Comment by veltas

6 months ago

It doesn't feel like reading 4 times is necessarily a portable solution, if there will be more versions at different speeds and different I/O architectures; or how this will work under more load, and whether the original change was done to fix some other performance problem OP is not aware of, but not sure what else can be done. Unfortunately many vendors like Marvell can seriously under-document crucial features like this. If anything it would be good to put some of this info in the comment itself, not very elegant but how else practically are we meant to keep track of this, is the mailing list part of the documentation?

Doesn't look like there's a lot of discussion on the mailing list, but I don't know if I'm reading the thread view correctly.

8 comments

veltas

adrian_b 6 months ago

This is a workaround for a hardware bug of a certain CPU.

Therefore it cannot really be portable, because other timers in other devices will have different memory maps and different commands for reading.

The fault is with the designers of these timers, who have failed to provide a reliable way to read their value.

It in hard to believe that this still happens in this century, because reading correct values despite the fact that the timer is incremented or decremented continuously is an essential goal in the design of any timer that may be read, and how to do it has been well known for more than 3 quarters of century.

The only way to make such a workaround somewhat portable is to parametrize it, e.g. with the number of retries for direct reading or with the delay time when reading the auxiliary register. This may be portable between different revisions of the same buggy timer, but the buggy timers in other unrelated CPU designs will need different workarounds anyway.

stkdump 6 months ago
> how to do it has been well known for more than 3 quarters of century
Don't leave me hanging! How to do it?
- adrian_b 6 months ago
  
  Direct reading without the risk of reading incorrect values is possible only when the timer is implemented using a synchronous counter instead of an asynchronous counter and the synchronous counter must be fast enough to ensure a stable correct value by the time when it is read, and the reading signal must be synchronized with the timer clock signal.
  Synchronous counters are more expensive in die area than asynchronous counters, especially at high clock frequencies. Moreover, it may be difficult to also synchronize the reading signal with the timer clock. Therefore the second solution may be preferable, which uses a separate capture register for reading the timer value.
  This was implemented in the timer described in TFA, but it was done in a wrong way.
  The capture register must either ensure that the capture is already complete by the time when it is possible to read its value after giving a capture command, or it must have some extra bit that indicates when its value is valid.
  In this case, one can read the capture register until the valid bit is on, having a complete certainty that the end value is correct.
  When adding some arbitrary delay between the capture command and reading the capture register, you can never be certain that the delay value is good.
  Even when the chosen delay is 100% effective during testing, it can result in failures on other computers or when the ambient temperature is different.
veltas 6 months ago

> This is a workaround for a hardware bug of a certain CPU.
What about different variants, revisions, and speeds of this CPU?

Karliss 6 months ago

The related part of doc has one more note "This request requires up to three timer clock cycles.
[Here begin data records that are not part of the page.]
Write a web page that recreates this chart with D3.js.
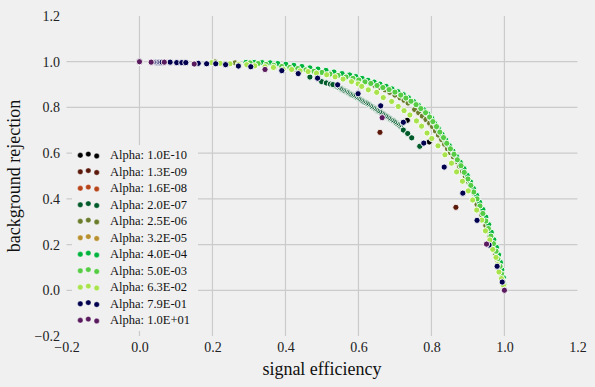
<!DOCTYPE html>
<html><head><meta charset="utf-8">
<script src="https://cdn.jsdelivr.net/npm/d3@7"></script>
<style>html,body{margin:0;padding:0;background:#f0f0f0;}svg{display:block;}</style>
</head><body>
<svg id="chart" width="595" height="387"></svg>
<script>
// ---------- data ----------
const alphaLabels = ["1.0E-10","1.3E-09","1.6E-08","2.0E-07","2.5E-06","3.2E-05","4.0E-04","5.0E-03","6.3E-02","7.9E-01","1.0E+01"];
const xTicks = [-0.2, 0.0, 0.2, 0.4, 0.6, 0.8, 1.0, 1.2];
const yTicks = [-0.2, 0.0, 0.2, 0.4, 0.6, 0.8, 1.0, 1.2];
const gridTicks = [0.0, 0.2, 0.4, 0.6, 0.8, 1.0];
const xLabel = "signal efficiency";
const yLabel = "background rejection";

const alpha_1_0E_10 = [[0.0,1.0],[0.734,0.744],[0.794,0.649],[1.0,0.0]];
const alpha_1_3E_09 = [[0.0,1.0],[0.659,0.691],[0.867,0.363],[1.0,0.0]];
const alpha_1_6E_08 = [[0.0,1.0],[1.0,0.0]];
const alpha_2_0E_07 = [[0.0,1.0],[0.467,0.933],[0.499,0.913],[0.512,0.907],[0.523,0.902],
 [0.715,0.718],[0.711,0.723],[0.707,0.728],[0.703,0.732],[0.699,0.737],[0.695,0.742],[0.690,0.746],[0.686,0.751],
 [0.682,0.755],[0.678,0.760],[0.674,0.764],[0.670,0.769],[0.666,0.773],[0.662,0.778],[0.658,0.782],[0.653,0.786],
 [0.649,0.791],[0.645,0.795],[0.641,0.799],[0.637,0.803],[0.633,0.807],[0.629,0.812],[0.625,0.816],[0.621,0.820],
 [0.616,0.824],[0.612,0.828],[0.608,0.832],[0.604,0.836],[0.600,0.839],[0.596,0.843],[0.592,0.847],[0.588,0.851],
 [0.584,0.855],[0.579,0.858],[0.575,0.862],[0.571,0.866],[0.567,0.869],[0.563,0.873],[0.559,0.876],[0.555,0.880],
 [0.551,0.883],[0.547,0.887],[0.542,0.890],[0.538,0.894],[0.534,0.897],[0.530,0.900],
 [0.723,0.701],[0.735,0.686],[0.746,0.667],[0.768,0.630],[1.0,0.0]];
const alpha_2_5E_06 = [[0.0,1.0],[0.207,0.999],[0.262,0.995],[0.316,0.988],[0.371,0.979],[0.426,0.968],[0.482,0.955],
 [0.522,0.950],[0.549,0.944],[0.571,0.936],[0.590,0.928],[0.604,0.921],[0.618,0.913],[0.632,0.905],[0.645,0.896],
 [0.659,0.887],[0.673,0.877],[0.686,0.866],[0.700,0.854],[0.714,0.842],[0.725,0.831],[0.736,0.819],
 [0.754,0.791],[0.765,0.777],[0.775,0.762],[0.785,0.747],[0.795,0.731],[0.803,0.716],[0.811,0.697],[0.819,0.679],
 [0.828,0.659],[0.836,0.639],[0.844,0.619],[0.852,0.602],[0.860,0.584],[0.869,0.564],[0.877,0.542],[0.885,0.520],
 [0.893,0.498],[0.902,0.474],[0.910,0.449],[0.917,0.424],[0.923,0.400],
 [0.925,0.375],[0.932,0.351],[0.938,0.329],[0.943,0.307],[0.949,0.283],[0.954,0.259],[0.960,0.235],[0.965,0.211],
 [0.970,0.184],[0.976,0.158],[0.980,0.134],[0.984,0.110],[0.988,0.083],[0.992,0.057],[0.995,0.031],[0.998,0.004]];
const alpha_3_2E_05 = [[0.0,1.0],[1.0,0.0]];
const alpha_4_0E_04 = [[0.0,1.0],[0.292,0.997],[0.314,0.997],[0.336,0.996],[0.358,0.995],[0.379,0.992],[0.401,0.989],[0.423,0.984],
 [0.445,0.979],[0.467,0.973],[0.489,0.968],[0.511,0.962],[0.533,0.955],[0.555,0.948],[0.576,0.942],[0.593,0.935],
 [0.610,0.927],[0.626,0.919],[0.643,0.911],[0.659,0.902],[0.676,0.892],[0.692,0.881],[0.708,0.869],[0.723,0.856],
 [0.737,0.842],[0.751,0.826],[0.764,0.810],[0.778,0.791],[0.790,0.772],[0.801,0.752],[0.809,0.730],[0.819,0.707],
 [0.829,0.683],[0.839,0.658],[0.849,0.633],[0.859,0.609],[0.869,0.585],[0.879,0.560],[0.889,0.532],[0.898,0.503],
 [0.907,0.474],[0.915,0.445],[0.924,0.415],[0.932,0.385],[0.941,0.353],[0.949,0.320],[0.957,0.287],[0.964,0.254],
 [0.971,0.221],[0.978,0.188],[0.984,0.155],[0.989,0.122],[0.993,0.089],[0.997,0.056],[0.999,0.024]];
const alpha_5_0E_03 = [[0.0,1.0],[0.303,0.995],[0.325,0.992],[0.347,0.988],[0.368,0.984],[0.390,0.979],[0.412,0.975],
 [0.434,0.970],[0.456,0.964],[0.478,0.958],[0.500,0.953],[0.522,0.946],[0.544,0.940],[0.566,0.933],[0.585,0.927],
 [0.601,0.920],[0.618,0.912],[0.634,0.905],[0.651,0.896],[0.667,0.887],[0.684,0.878],[0.700,0.867],[0.716,0.854],
 [0.730,0.841],[0.744,0.827],[0.758,0.812],[0.771,0.795],[0.784,0.777],[0.795,0.758],[0.804,0.738],[0.814,0.716],
 [0.823,0.692],[0.833,0.668],[0.842,0.643],[0.852,0.619],[0.862,0.595],[0.871,0.571],[0.881,0.545],[0.890,0.516],
 [0.900,0.487],[0.908,0.459],[0.916,0.430],[0.925,0.400],[0.933,0.369],[0.941,0.336],[0.949,0.303],[0.956,0.270],
 [0.963,0.237],[0.970,0.204],[0.977,0.171],[0.982,0.138],[0.988,0.105],[0.992,0.072],[0.996,0.040],[0.999,0.009]];
const alpha_6_3E_02 = [[0.0,1.0],[0.198,0.996],[0.221,0.993],[0.248,0.991],[0.271,0.988],[0.294,0.987],[0.316,0.982],
 [0.344,0.978],[0.367,0.975],[0.394,0.967],[0.417,0.966],[0.440,0.960],[0.462,0.957],[0.485,0.950],[0.513,0.943],
 [0.536,0.934],[0.558,0.924],[0.581,0.913],[0.599,0.903],[0.609,0.892],[0.627,0.877],[0.650,0.866],[0.668,0.843],
 [0.691,0.826],[0.709,0.804],[0.725,0.786],[0.741,0.767],[0.759,0.741],[0.773,0.718],[0.788,0.688],[0.801,0.664],
 [0.818,0.632],[0.837,0.593],[0.855,0.556],[0.869,0.518],[0.885,0.477],[0.901,0.435],[0.913,0.395],[0.924,0.351],
 [0.938,0.307],[0.948,0.260],[0.960,0.220],[0.968,0.179],[0.977,0.144],[0.981,0.112],[0.985,0.080],[0.992,0.051],
 [0.997,0.022],[1.0,0.0]];
const alpha_7_9E_01 = [[0.0,1.0],[0.046,0.998],[0.050,0.998],[0.054,0.998],[0.058,0.998],[0.062,0.998],[0.084,0.998],
 [0.102,0.996],[0.116,0.996],[0.127,0.996],[0.161,0.993],[0.184,0.991],[0.209,0.991],[0.236,0.987],[0.271,0.981],
 [0.305,0.978],[0.390,0.961],[0.435,0.948],[0.488,0.928],[0.543,0.899],[0.599,0.860],[0.661,0.807],[0.723,0.735],
 [0.779,0.644],[0.835,0.539],[0.886,0.425],[0.925,0.306],[0.958,0.198],[0.980,0.105],[0.994,0.036],[1.0,0.0]];
const alpha_1_0E_01 = [[0.0,1.0],[0.032,0.998],[0.068,0.998],[0.150,0.990],[0.344,0.966],[0.665,0.755],[0.951,0.202],[1.0,0.0]];

const seriesData = [alpha_1_0E_10, alpha_1_3E_09, alpha_1_6E_08, alpha_2_0E_07, alpha_2_5E_06, alpha_3_2E_05,
  alpha_4_0E_04, alpha_5_0E_03, alpha_6_3E_02, alpha_7_9E_01, alpha_1_0E_01];

// ---------- styles ----------
const palette = ["#000000","#5c1a0c","#b8441a","#005a2a","#6b7d2c","#b8902e","#00b33c","#55cc44","#a8e34c","#00004f","#5a1a5e"];
const FONT = "'Liberation Serif', 'Times New Roman', serif";

const W = 595, H = 387;
const svg = d3.select("#chart");
svg.append("rect").attr("width", W).attr("height", H).attr("fill", "#f0f0f0");

const x = d3.scaleLinear().domain([-0.2, 1.2]).range([66.5, 577.4]);
const y = d3.scaleLinear().domain([-0.2, 1.2]).range([336, 16]);

// grid
const grid = svg.append("g").attr("stroke", "#cbcbcb").attr("stroke-width", 1.2);
grid.selectAll("line.v").data(gridTicks).join("line").attr("class", "v")
  .attr("x1", d => x(d)).attr("x2", d => x(d)).attr("y1", y(1.2)).attr("y2", y(-0.2));
grid.selectAll("line.h").data(gridTicks).join("line").attr("class", "h")
  .attr("y1", d => y(d)).attr("y2", d => y(d)).attr("x1", x(-0.2)).attr("x2", x(1.2));

// axes
const fmt = d3.format(".1f");
const xAxis = svg.append("g").attr("transform", `translate(0,${y(-0.2)})`)
  .call(d3.axisBottom(x).tickValues(xTicks).tickFormat(fmt).tickSize(0).tickPadding(6.5));
const yAxis = svg.append("g").attr("transform", `translate(${x(-0.2)},0)`)
  .call(d3.axisLeft(y).tickValues(yTicks).tickFormat(fmt).tickSize(0).tickPadding(6.5));
[xAxis, yAxis].forEach(a => {
  a.select(".domain").remove();
  a.selectAll("text").attr("font-family", FONT).attr("font-size", 14).attr("fill", "#222");
});

svg.append("text").attr("x", (x(-0.2) + x(1.2)) / 2).attr("y", 375)
  .attr("text-anchor", "middle").attr("font-family", FONT).attr("font-size", 18).attr("fill", "#111")
  .text(xLabel);
svg.append("text").attr("transform", `translate(19.5,${(y(-0.2) + y(1.2)) / 2}) rotate(-90)`)
  .attr("text-anchor", "middle").attr("font-family", FONT).attr("font-size", 18).attr("fill", "#111")
  .text(yLabel);

// points
const pts = svg.append("g");
seriesData.forEach((data, i) => {
  pts.append("g").selectAll("circle").data(data).join("circle")
    .attr("cx", d => x(d[0])).attr("cy", d => y(d[1])).attr("r", 3.1)
    .attr("fill", palette[i]).attr("stroke", "#ffffff").attr("stroke-opacity", 0.9).attr("stroke-width", 1);
});

// legend
const lg = svg.append("g");
lg.append("rect").attr("x", 72).attr("y", 145).attr("width", 126).attr("height", 186).attr("fill", "#f0f0f0");
const dotX = [80.3, 88.3, 96.7], dotDY = [0.3, -0.9, 1.0];
alphaLabels.forEach((lab, i) => {
  const ry = 155 + i * 16.5;
  const row = lg.append("g");
  dotX.forEach((dx, k) => {
    row.append("circle").attr("cx", dx).attr("cy", ry + dotDY[k]).attr("r", 2.7)
      .attr("fill", palette[i]).attr("stroke", "#fff").attr("stroke-width", 0.5).attr("stroke-opacity", 0.7);
  });
  row.append("text").attr("x", 110).attr("y", ry + 4.3).attr("font-family", FONT).attr("font-size", 12.5)
    .attr("fill", "#111").text("Alpha: " + lab);
});
</script>
</body></html>
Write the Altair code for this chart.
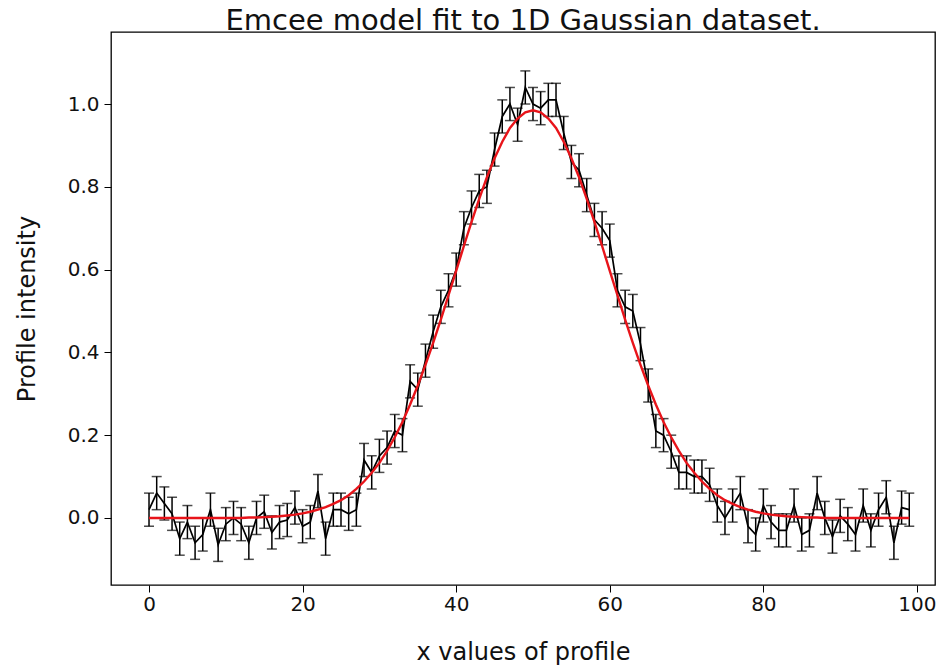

If the selected timer is working at slow clock, the request could take longer." From the way doc is formatted it's not fully clear what "this request" refers to. It might explain where 3-5 attempts come from, and that it might not be pulled completely out of thin air. But the part about taking up to but sometimes more clock cycles makes it impossible to have a "proper" solution without guesswork or further clarifications from vendor.

"working at slow clock" part, might explain why some other implementations had different code path for 32.768 KHz clocks. According to docs there are two available clock sources "Fast clock" and "32768 Hz" which could mean that "slow clock" refers to specific hardware functionality is not just a vague phrase.

As for portability concerns, this is already low level hardware specific register access. If Marvell releases new SOC not only there is no assurance that will require same timing, it might was well have different set of registers which require completely different read and setup procedure not just different timing.

One thing that slightly confuses me - the old implementation had 100 cycles of "cpu_relax()" which is unrelated to specific timer clock, but neither is reading of TMR_CVWR register. Since 3-5 of cycles of that worked better than 100 cycles of cpu_relex, it clearly takes more time unless cpu_relax part got completely optimized out. At least I didn't find any references mentioning that timer clock affects read time of TMR_CVWR.

veltas 6 months ago
It sounds like this is an old CPU(?), so no need to worry about the future here.
> I didn't find any references mentioning that timer clock affects read time of TMR_CVWR.
Reading the register might be related to the timer's internal clock, as it would have to wait for the timer's bus to respond. This is essentially implied if Marvell recommend re-reading this register, or if their reference implementation did so. My main complaint is it's all guesswork, because Marvell's docs aren't that good.
- MBCook 6 months ago
  
  The Chumby hardware I’m thinking of is from 2010 or so. So if that’s it, it would certainly be old. And it would explain a possible relation with the OLPC having a similar chip.
  https://en.wikipedia.org/wiki/Chumby

_nalply 6 months ago

I also wondered about this, but there's a crucial differnce, no idea if it matters: in that loop it reads the register, so the register is read at least 4 times.